Action. Pick one real decision you are facing. Spend ten minutes writing. Same time each day. Written, not mental. Apply one of the four moves. Write down your answers.

The trigger line. Ten minutes to build the habit. Depth comes later.

Default rule. If you are not practicing daily, you are not building the muscle.

How to lead strategic conversations with your team.

Principle. Most team meetings are status updates. Strategic conversations require a different format. Less reporting. More questioning.

Failure mode. You fill the agenda with updates. No one has time to think. Everyone leaves exhausted and no smarter.

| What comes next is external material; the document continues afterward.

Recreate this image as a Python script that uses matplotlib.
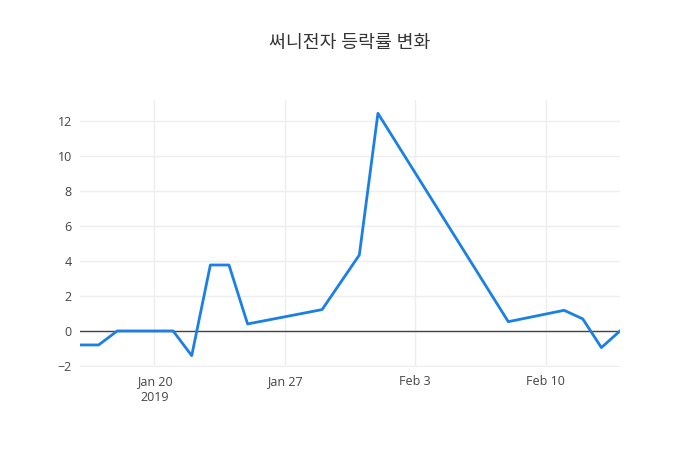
import datetime
import matplotlib
matplotlib.use("Agg")
import matplotlib.pyplot as plt

# daily change rate (%)
dates = ["2019-01-16", "2019-01-17", "2019-01-18", "2019-01-21", "2019-01-22",
         "2019-01-23", "2019-01-24", "2019-01-25", "2019-01-29", "2019-01-31",
         "2019-02-01", "2019-02-08", "2019-02-11", "2019-02-12", "2019-02-13",
         "2019-02-14"]
changes = [-0.8, -0.8, 0.0, 0.0, -1.41, 3.77, 3.77, 0.4, 1.22, 4.34,
           12.44, 0.53, 1.18, 0.69, -0.95, 0.0]
tick_dates = ["2019-01-20", "2019-01-27", "2019-02-03", "2019-02-10"]
tick_labels = ["Jan 20\n2019", "Jan 27", "Feb 3", "Feb 10"]
y_ticks = [-2, 0, 2, 4, 6, 8, 10, 12]

plt.rcParams['font.family'] = ['Open Sans', 'Noto Sans CJK KR', 'DejaVu Sans']

x = [datetime.datetime.strptime(d, "%Y-%m-%d") for d in dates]
xt = [datetime.datetime.strptime(d, "%Y-%m-%d") for d in tick_dates]

fig = plt.figure(figsize=(7, 4.5), dpi=100)
ax = fig.add_axes([80 / 700, 83 / 450, 540 / 700, 267 / 450])

ax.plot(x, changes, color='#1a80e6', linewidth=2, zorder=3)
ax.axhline(0, color='#444444', linewidth=1, zorder=2)

ax.set_xlim(x[0], x[-1])
ax.set_ylim(-2.06, 13.2)
ax.set_xticks(xt)
ax.set_xticklabels(tick_labels, linespacing=1.3)
ax.set_yticks(y_ticks)
ax.set_yticklabels(["\u22122" if v < 0 else str(v) for v in y_ticks])

ax.grid(True, color='#eeeeee', linewidth=1)
ax.set_axisbelow(True)
for s in ax.spines.values():
    s.set_visible(False)
ax.tick_params(length=0, labelsize=9, colors='#444444', pad=6)

fig.text(0.5, 1 - 43 / 450, "써니전자 등락률 변화", ha='center', va='center',
         fontsize=13.2, color='#333333', fontweight='medium')

fig.savefig("out.png", dpi=100)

Action. Reserve thirty minutes of every team meeting for one strategic question. Rotate who chooses the question. Do not allow updates during that time.

Avoiding groupthink. Before the strategic conversation, ask each person to write down their answer independently. Then share. Then discuss. This prevents the first voice from anchoring the group.

The trigger line. Updates tell you what happened. Questions tell you what might happen next.

Default rule. If your team meeting does not have a strategic question, it is an operational meeting. Operational meetings are necessary. They are not sufficient.

When to use these checkpoints.

Use the full four moves when the decision is significant, when consequences are long term, or when you have time to think.

For routine decisions, trust your process. For urgent decisions, act first and debrief later.

Boundary condition. If you are in a crisis, strategic thinking is not your priority. Stabilize first. See Course 9.2. If your organization does not value strategic thinking, protect your team. See Course 2.3.

If you are new to strategic thinking, start with Move Two (second order thinking). It is the most concrete and the most immediately useful.

The four phase system.

Phase One: Find the invisible. Before any significant decision, write down three things you might be missing.

Reflection question. What are you assuming?

Warning sign. If you cannot name three missing elements, you are not looking hard enough.

You now know what you are not seeing. Next week you learn to see what follows.

Phase Two: Play the consequences. For one decision this week, ask "and then what?" three times. Then ask how likely each outcome is. Then ask what you would do if the least likely happens.

Reflection question. What did you miss the first time?

Warning sign. If the chain stops at two, you stopped too early.

You now know how far the chain goes. Next week you learn to see where it breaks.

Mid course checkpoint. Return to the opening test. Compare to baseline. Improved even slightly? The system is working.

Phase Three: Invert the problem. Write down three ways your plan could fail. Then write down how to prevent each.

Reflection question. What would you do differently if you assumed failure was likely?

Warning sign. If you cannot name three failure modes, you are overconfident.

You now know where your plan breaks. Next week you learn to see which breaks you have seen before.

Phase Four: Recognize the pattern. After any significant outcome, ask what pattern it fits. Keep a log.

Reflection question. What keeps happening?

Warning sign. If you are surprised by something that has happened before, you are not recognizing patterns.

Failure reflection loop. Write down one time you stopped at the first consequence. One time you ignored what was missing. One time you only asked how to succeed. One time you were certain and wrong. One time you were surprised by a pattern you should have seen. That is your next adjustment.

The measure that matters. Watch how quickly you start asking "and then what?" without being prompted. Speed of second order thinking is the only metric that matters.

What you have already done.

You completed the test. You asked your team what you rushed past. You discovered at least one invisible element. That is not failure. That is data you did not have before.

The loop.

Find the invisible. Play the consequences. Invert the problem. Recognize the pattern.

The final verdict.

If your next strategic decision does not include three "and then what?" questions, you are guessing. Strategy is not the right answer. It is the question you keep asking after everyone else has stopped.